**WHAT IS REQUIRED:**
Output the material beneath this task exactly, images excluded.

**GIVEN DATA:**
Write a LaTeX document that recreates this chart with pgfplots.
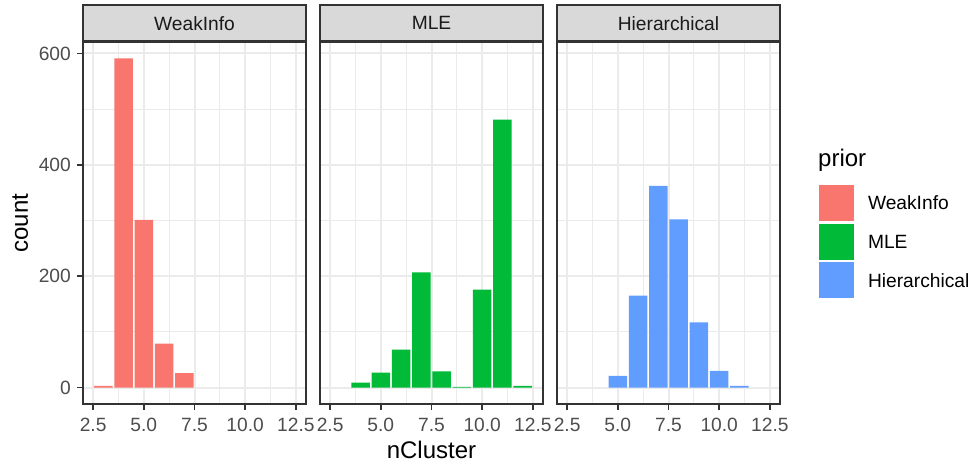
\documentclass[border=0pt]{standalone}
\usepackage{pgfplots}
\pgfplotsset{compat=1.18}
\usepackage{fontspec}
\setmainfont{Liberation Sans}
\definecolor{gTwenty}{HTML}{333333}
\definecolor{gThirty}{HTML}{4D4D4D}
\definecolor{gEightyFive}{HTML}{D9D9D9}
\definecolor{gNinetyTwo}{HTML}{EBEBEB}
\definecolor{gTen}{HTML}{1A1A1A}
\definecolor{cWeak}{HTML}{F8766D}
\definecolor{cMLE}{HTML}{00BA38}
\definecolor{cHier}{HTML}{619CFF}
\newcommand{\fsmall}{\fontsize{19.2pt}{23pt}\selectfont}
\newcommand{\flarge}{\fontsize{24pt}{29pt}\selectfont}

\pgfplotstableread{
x y
3 3
4 591
5 301
6 79
7 26
}\weakinfo
\pgfplotstableread{
x y
4 9
5 27
6 68
7 207
8 29
9 1
10 176
11 481
12 3
}\mle
\pgfplotstableread{
x y
5 21
6 165
7 362
8 302
9 117
10 30
11 3
}\hier

\pgfplotsset{
  facet/.style={
    scale only axis, width=223pt, height=362pt,
    anchor=south west,
    xmin=2, xmax=13, ymin=-29.55, ymax=620.55,
    axis line style={draw=gTwenty, line width=1.6pt},
    xtick={2.5,5,7.5,10,12.5}, xticklabels={2.5,5.0,7.5,10.0,12.5},
    minor xtick={3.75,6.25,8.75,11.25},
    ytick={0,200,400,600}, minor ytick={100,300,500},
    grid=both,
    major grid style={draw=gNinetyTwo, line width=2pt},
    minor grid style={draw=gNinetyTwo, line width=1pt},
    tick align=outside, xtick pos=lower, ytick pos=left,
    major tick length=5.5pt, minor tick length=0pt,
    major tick style={draw=gTwenty, line width=1.6pt},
    tick label style={font=\fsmall, text=gThirty, inner sep=0pt},
    xticklabel style={yshift=-8.5pt},
    yticklabel style={xshift=-6.5pt},
    /pgf/number format/assume math mode=true,
    every axis title shift=0pt,
    title style={at={(rel axis cs:0.5,1)}, anchor=south, fill=gEightyFive, draw=gTwenty, line width=1.6pt, minimum width=223pt, minimum height=36pt, inner sep=0pt, font=\fsmall, text=gTen},
    ybar, bar width=0.915, bar shift=0pt,
  },
  bars/.style={draw=none, fill=#1},
  key/.style={legend image code/.code={\fill[#1, draw=none] (0pt,-18pt) rectangle (35pt,18pt);}},
}

\begin{document}
\begin{tikzpicture}
\path[use as bounding box] (0pt,0pt) rectangle (975pt,464pt);

\begin{axis}[facet, at={(83pt,60pt)}, title={WeakInfo},
  yticklabels={0,200,400,600},
  ylabel={count}, ylabel style={at={([xshift=-55pt]rel axis cs:0,0.5)}, anchor=base, rotate=0, font=\flarge, inner sep=0pt}]
\addplot[bars=cWeak] table[x=x,y=y] {\weakinfo};
\end{axis}

\begin{axis}[facet, at={(320pt,60pt)}, title={MLE},
  yticklabels={}, ytick style={draw=none},
  xlabel={nCluster}, xlabel style={at={([yshift=-37pt]rel axis cs:0.5,0)}, anchor=north, font=\flarge, inner sep=0pt}]
\addplot[bars=cMLE] table[x=x,y=y] {\mle};
\end{axis}

\begin{axis}[facet, at={(557pt,60pt)}, title={Hierarchical},
  yticklabels={}, ytick style={draw=none},
  legend cell align=left,
  legend style={draw=none, fill=none, inner sep=0pt, outer sep=0pt, row sep=2.6pt,
    at={(1.1749,0.605)}, anchor=north west, font=\fsmall,
    nodes={inner sep=0pt, text depth=0pt},
    /tikz/every odd column/.append style={column sep=14pt}}]
\addplot[bars=cHier, forget plot] table[x=x,y=y] {\hier};
\addlegendimage{key={fill=cWeak}}
\addlegendentry{WeakInfo}
\addlegendimage{key={fill=cMLE}}
\addlegendentry{MLE}
\addlegendimage{key={fill=cHier}}
\addlegendentry{Hierarchical}
\end{axis}

\node[anchor=base west, font=\flarge, inner sep=0pt] at (818pt,297.5pt) {prior};
\end{tikzpicture}
\end{document}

**RESPONSE TO THE EXERCISE:**
Write a LaTeX document that recreates this chart with pgfplots.
\documentclass[border=0pt]{standalone}
\usepackage{pgfplots}
\pgfplotsset{compat=1.18}
\usepackage{fontspec}
\setmainfont{Liberation Sans}
\definecolor{gTwenty}{HTML}{333333}
\definecolor{gThirty}{HTML}{4D4D4D}
\definecolor{gEightyFive}{HTML}{D9D9D9}
\definecolor{gNinetyTwo}{HTML}{EBEBEB}
\definecolor{gTen}{HTML}{1A1A1A}
\definecolor{cWeak}{HTML}{F8766D}
\definecolor{cMLE}{HTML}{00BA38}
\definecolor{cHier}{HTML}{619CFF}
\newcommand{\fsmall}{\fontsize{19.2pt}{23pt}\selectfont}
\newcommand{\flarge}{\fontsize{24pt}{29pt}\selectfont}

\pgfplotstableread{
x y
3 3
4 591
5 301
6 79
7 26
}\weakinfo
\pgfplotstableread{
x y
4 9
5 27
6 68
7 207
8 29
9 1
10 176
11 481
12 3
}\mle
\pgfplotstableread{
x y
5 21
6 165
7 362
8 302
9 117
10 30
11 3
}\hier

\pgfplotsset{
  facet/.style={
    scale only axis, width=223pt, height=362pt,
    anchor=south west,
    xmin=2, xmax=13, ymin=-29.55, ymax=620.55,
    axis line style={draw=gTwenty, line width=1.6pt},
    xtick={2.5,5,7.5,10,12.5}, xticklabels={2.5,5.0,7.5,10.0,12.5},
    minor xtick={3.75,6.25,8.75,11.25},
    ytick={0,200,400,600}, minor ytick={100,300,500},
    grid=both,
    major grid style={draw=gNinetyTwo, line width=2pt},
    minor grid style={draw=gNinetyTwo, line width=1pt},
    tick align=outside, xtick pos=lower, ytick pos=left,
    major tick length=5.5pt, minor tick length=0pt,
    major tick style={draw=gTwenty, line width=1.6pt},
    tick label style={font=\fsmall, text=gThirty, inner sep=0pt},
    xticklabel style={yshift=-8.5pt},
    yticklabel style={xshift=-6.5pt},
    /pgf/number format/assume math mode=true,
    every axis title shift=0pt,
    title style={at={(rel axis cs:0.5,1)}, anchor=south, fill=gEightyFive, draw=gTwenty, line width=1.6pt, minimum width=223pt, minimum height=36pt, inner sep=0pt, font=\fsmall, text=gTen},
    ybar, bar width=0.915, bar shift=0pt,
  },
  bars/.style={draw=none, fill=#1},
  key/.style={legend image code/.code={\fill[#1, draw=none] (0pt,-18pt) rectangle (35pt,18pt);}},
}

\begin{document}
\begin{tikzpicture}
\path[use as bounding box] (0pt,0pt) rectangle (975pt,464pt);

\begin{axis}[facet, at={(83pt,60pt)}, title={WeakInfo},
  yticklabels={0,200,400,600},
  ylabel={count}, ylabel style={at={([xshift=-55pt]rel axis cs:0,0.5)}, anchor=base, rotate=0, font=\flarge, inner sep=0pt}]
\addplot[bars=cWeak] table[x=x,y=y] {\weakinfo};
\end{axis}

\begin{axis}[facet, at={(320pt,60pt)}, title={MLE},
  yticklabels={}, ytick style={draw=none},
  xlabel={nCluster}, xlabel style={at={([yshift=-37pt]rel axis cs:0.5,0)}, anchor=north, font=\flarge, inner sep=0pt}]
\addplot[bars=cMLE] table[x=x,y=y] {\mle};
\end{axis}

\begin{axis}[facet, at={(557pt,60pt)}, title={Hierarchical},
  yticklabels={}, ytick style={draw=none},
  legend cell align=left,
  legend style={draw=none, fill=none, inner sep=0pt, outer sep=0pt, row sep=2.6pt,
    at={(1.1749,0.605)}, anchor=north west, font=\fsmall,
    nodes={inner sep=0pt, text depth=0pt},
    /tikz/every odd column/.append style={column sep=14pt}}]
\addplot[bars=cHier, forget plot] table[x=x,y=y] {\hier};
\addlegendimage{key={fill=cWeak}}
\addlegendentry{WeakInfo}
\addlegendimage{key={fill=cMLE}}
\addlegendentry{MLE}
\addlegendimage{key={fill=cHier}}
\addlegendentry{Hierarchical}
\end{axis}

\node[anchor=base west, font=\flarge, inner sep=0pt] at (818pt,297.5pt) {prior};
\end{tikzpicture}
\end{document}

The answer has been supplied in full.